Selon le président du conseil économique de l’agglomération de Phoenix, « nous entrons dans un nouveau modèle, une époque d’hyper régionalisation des chaînes d’approvisionnement. Les clients exigent que la fabrication du produit soit plus proche de l’utilisation finale ». L’implantation de ces mastodontes s’accompagne de celles de leurs sous-traitants, créant ainsi une dynamique profitable à d’autres secteurs de l’économie.
En conclusion, le déploiement d’un tel tissu économique entraine le développement de l’habitat dans ces nouvelles zones d’attractivité. La perspective de baisse des taux redynamise la demande de biens immobiliers profitable à la construction de maisons neuves et aux acteurs tel que DR Horton. L’accès à la propriété s’avère fort convaincant dans les Etats du Sud : le prix médian des nouvelles maisons vendues au 1er trimestre 2024 était de 370000 dollars, contre une moyenne nationale d’environ 500000 dollars.

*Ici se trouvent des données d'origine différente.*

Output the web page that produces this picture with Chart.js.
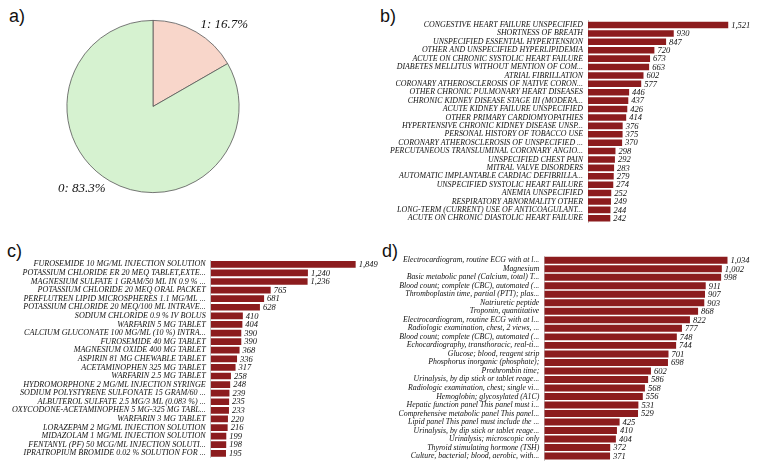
<!DOCTYPE html>
<html>
<head>
<meta charset="utf-8">
<script src="https://cdn.jsdelivr.net/npm/chart.js@4/dist/chart.umd.min.js"></script>
<style>
  body { margin: 0; background: #fff; }
  #page { position: relative; width: 758px; height: 470px; background: #fff; overflow: hidden; }
  .panel { position: absolute; }
  .tag { position: absolute; font-family: 'Liberation Sans', Arial, sans-serif; font-size: 18px; color: #111; line-height: 1; }
</style>
</head>
<body>
<div id="page">
  <div class="tag" style="left:9px;top:7px;">a)</div>
  <div class="tag" style="left:380px;top:7px;">b)</div>
  <div class="tag" style="left:7px;top:242px;">c)</div>
  <div class="tag" style="left:382px;top:242px;">d)</div>

  <div class="panel" style="left:0px;top:0px;"><canvas id="pie" width="380" height="235"></canvas></div>
  <div class="panel" style="left:380px;top:0px;"><canvas id="diag" width="378" height="235"></canvas></div>
  <div class="panel" style="left:0px;top:235px;"><canvas id="meds" width="380" height="235"></canvas></div>
  <div class="panel" style="left:380px;top:235px;"><canvas id="labs" width="378" height="235"></canvas></div>
</div>

<script>
// ── Data ────────────────────────────────────

const pieLabels = ['1', '0'];
const pieValues = [16.7, 83.3];

const diagLabels = [
    'CONGESTIVE HEART FAILURE UNSPECIFIED',
    'SHORTNESS OF BREATH',
    'UNSPECIFIED ESSENTIAL HYPERTENSION',
    'OTHER AND UNSPECIFIED HYPERLIPIDEMIA',
    'ACUTE ON CHRONIC SYSTOLIC HEART FAILURE',
    'DIABETES MELLITUS WITHOUT MENTION OF COM...',
    'ATRIAL FIBRILLATION',
    'CORONARY ATHEROSCLEROSIS OF NATIVE CORON...',
    'OTHER CHRONIC PULMONARY HEART DISEASES',
    'CHRONIC KIDNEY DISEASE STAGE III (MODERA...',
    'ACUTE KIDNEY FAILURE UNSPECIFIED',
    'OTHER PRIMARY CARDIOMYOPATHIES',
    'HYPERTENSIVE CHRONIC KIDNEY DISEASE UNSP...',
    'PERSONAL HISTORY OF TOBACCO USE',
    'CORONARY ATHEROSCLEROSIS OF UNSPECIFIED ...',
    'PERCUTANEOUS TRANSLUMINAL CORONARY ANGIO...',
    'UNSPECIFIED CHEST PAIN',
    'MITRAL VALVE DISORDERS',
    'AUTOMATIC IMPLANTABLE CARDIAC DEFIBRILLA...',
    'UNSPECIFIED SYSTOLIC HEART FAILURE',
    'ANEMIA UNSPECIFIED',
    'RESPIRATORY ABNORMALITY OTHER',
    'LONG-TERM (CURRENT) USE OF ANTICOAGULANT...',
    'ACUTE ON CHRONIC DIASTOLIC HEART FAILURE',
];
const diagCounts = [1521, 930, 847, 720, 673, 663, 602, 577, 446, 437, 426, 414,
    376, 375, 370, 298, 292, 283, 279, 274, 252, 249, 244, 242];

const medLabels = [
    'FUROSEMIDE 10 MG/ML INJECTION SOLUTION',
    'POTASSIUM CHLORIDE ER 20 MEQ TABLET,EXTE...',
    'MAGNESIUM SULFATE 1 GRAM/50 ML IN 0.9 % ...',
    'POTASSIUM CHLORIDE 20 MEQ ORAL PACKET',
    'PERFLUTREN LIPID MICROSPHERES 1.1 MG/ML ...',
    'POTASSIUM CHLORIDE 20 MEQ/100 ML INTRAVE...',
    'SODIUM CHLORIDE 0.9 % IV BOLUS',
    'WARFARIN 5 MG TABLET',
    'CALCIUM GLUCONATE 100 MG/ML (10 %) INTRA...',
    'FUROSEMIDE 40 MG TABLET',
    'MAGNESIUM OXIDE 400 MG TABLET',
    'ASPIRIN 81 MG CHEWABLE TABLET',
    'ACETAMINOPHEN 325 MG TABLET',
    'WARFARIN 2.5 MG TABLET',
    'HYDROMORPHONE 2 MG/ML INJECTION SYRINGE',
    'SODIUM POLYSTYRENE SULFONATE 15 GRAM/60 ...',
    'ALBUTEROL SULFATE 2.5 MG/3 ML (0.083 %) ...',
    'OXYCODONE-ACETAMINOPHEN 5 MG-325 MG TABL...',
    'WARFARIN 3 MG TABLET',
    'LORAZEPAM 2 MG/ML INJECTION SOLUTION',
    'MIDAZOLAM 1 MG/ML INJECTION SOLUTION',
    'FENTANYL (PF) 50 MCG/ML INJECTION SOLUTI...',
    'IPRATROPIUM BROMIDE 0.02 % SOLUTION FOR ...',
];
const medCounts = [1849, 1240, 1236, 765, 681, 628, 410, 404, 390, 390, 368, 336,
    317, 258, 248, 239, 235, 233, 220, 216, 199, 198, 195];

const labLabels = [
    'Electrocardiogram, routine ECG with at l...',
    'Magnesium',
    'Basic metabolic panel (Calcium, total) T...',
    'Blood count; complete (CBC), automated (...',
    'Thromboplastin time, partial (PTT); plas...',
    'Natriuretic peptide',
    'Troponin, quantitative',
    'Electrocardiogram, routine ECG with at l...',
    'Radiologic examination, chest, 2 views, ...',
    'Blood count; complete (CBC), automated (...',
    'Echocardiography, transthoracic, real-ti...',
    'Glucose; blood, reagent strip',
    'Phosphorus inorganic (phosphate);',
    'Prothrombin time;',
    'Urinalysis, by dip stick or tablet reage...',
    'Radiologic examination, chest; single vi...',
    'Hemoglobin; glycosylated (A1C)',
    'Hepatic function panel This panel must i...',
    'Comprehensive metabolic panel This panel...',
    'Lipid panel This panel must include the ...',
    'Urinalysis, by dip stick or tablet reage...',
    'Urinalysis; microscopic only',
    'Thyroid stimulating hormone (TSH)',
    'Culture, bacterial; blood, aerobic, with...',
];
const labCounts = [1034, 1002, 998, 911, 907, 903, 868, 822, 777, 748, 744, 701,
    698, 602, 586, 568, 556, 531, 529, 425, 410, 404, 372, 371];

// ── Style ───────────────────────────────────

const BAR_COLOR = '#8c1c1e';
const PIE_COLORS = ['#f8d6ca', '#d6f2d0'];
const SERIF = "'Liberation Serif', 'Times New Roman', serif";
const TEXT_COLOR = '#111';

// ── Plugins ─────────────────────────────────

// value text at the end of each bar
const barValuePlugin = {
    id: 'barValues',
    afterDatasetsDraw(chart) {
        const ctx = chart.ctx;
        const meta = chart.getDatasetMeta(0);
        const values = chart.data.datasets[0].data;
        ctx.save();
        ctx.font = 'italic 8.5px ' + SERIF;
        ctx.fillStyle = TEXT_COLOR;
        ctx.textAlign = 'left';
        ctx.textBaseline = 'middle';
        meta.data.forEach((bar, i) => {
            ctx.fillText(values[i].toLocaleString('en-US'), bar.x + 3, bar.y + 0.5);
        });
        ctx.restore();
    },
};

// matplotlib-style outside labels for the pie
const pieLabelPlugin = {
    id: 'pieLabels',
    afterDatasetsDraw(chart) {
        const ctx = chart.ctx;
        const meta = chart.getDatasetMeta(0);
        const values = chart.data.datasets[0].data;
        ctx.save();
        ctx.font = 'italic 13px ' + SERIF;
        ctx.fillStyle = TEXT_COLOR;
        ctx.textBaseline = 'middle';
        meta.data.forEach((arc, i) => {
            const mid = (arc.startAngle + arc.endAngle) / 2;
            const r = arc.outerRadius * 1.1;
            const x = arc.x + Math.cos(mid) * r;
            const y = arc.y + Math.sin(mid) * r;
            ctx.textAlign = Math.cos(mid) >= 0 ? 'left' : 'right';
            ctx.fillText(chart.data.labels[i] + ': ' + values[i].toFixed(1) + '%', x, y);
        });
        ctx.restore();
    },
};

// ── Charts ──────────────────────────────────

new Chart(document.getElementById('pie'), {
    type: 'pie',
    data: {
        labels: pieLabels,
        datasets: [{
            data: pieValues,
            backgroundColor: PIE_COLORS,
            borderColor: '#555',
            borderWidth: 0.8,
        }],
    },
    options: {
        responsive: false,
        animation: false,
        layout: { padding: { left: 66.5, right: 140.5, top: 20, bottom: 42 } },
        plugins: { legend: { display: false }, tooltip: { enabled: false } },
    },
    plugins: [pieLabelPlugin],
});

function barChart(canvasId, labels, values, opts) {
    return new Chart(document.getElementById(canvasId), {
        type: 'bar',
        data: {
            labels,
            datasets: [{
                data: values,
                backgroundColor: BAR_COLOR,
                borderWidth: 0,
                barPercentage: opts.barPct,
                categoryPercentage: 1,
            }],
        },
        options: {
            indexAxis: 'y',
            responsive: false,
            animation: false,
            layout: { padding: { left: 0, right: opts.right, top: opts.top, bottom: opts.bottom } },
            plugins: { legend: { display: false }, tooltip: { enabled: false } },
            scales: {
                x: { display: false, min: 0, max: opts.max },
                y: {
                    afterFit(scale) { scale.width = opts.axisX; },
                    grid: { display: false, drawTicks: false },
                    border: { display: true, color: '#c8c8c8', width: 1 },
                    ticks: {
                        autoSkip: false,
                        padding: 5,
                        color: TEXT_COLOR,
                        font: { family: SERIF, style: 'italic', size: opts.fontSize },
                    },
                },
            },
        },
        plugins: [barValuePlugin],
    });
}

barChart('diag', diagLabels, diagCounts, { axisX: 208, max: 1757, right: 8, top: 20.8, bottom: 12.5, barPct: 0.78, fontSize: 7.9 });
barChart('meds', medLabels, medCounts, { axisX: 210.7, max: 2032, right: 10, top: 25, bottom: 12.4, barPct: 0.78, fontSize: 8.1 });
barChart('labs', labLabels, labCounts, { axisX: 164.3, max: 1161, right: 8, top: 21, bottom: 9.7, barPct: 0.82, fontSize: 7.8 });
</script>
</body>
</html>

Selon le Federal Housing Agency, le taux moyen des prêts immobiliers des propriétaires de maison est de 4% ; or, le taux immobilier à 30 ans qui oscille actuellement autour de 6,4%, pourrait évoluer à terme plus favorablement.
La migration vers les Etats du Sud illustre la nouvelle réalité des États-Unis, un pays polarisé où les gens décident de se séparer de leurs racines, en recherche d’une vie meilleure. De l’aveu même des nouveaux arrivants, partir a été difficile, mais la lassitude et les intérêts économiques ont laissé la place à de nouveaux horizons.
Achevé de rédiger le 17/10/2024 par Béryl Courcoux, Aline Mai et Anne Vincent, gérantes de portefeuilles.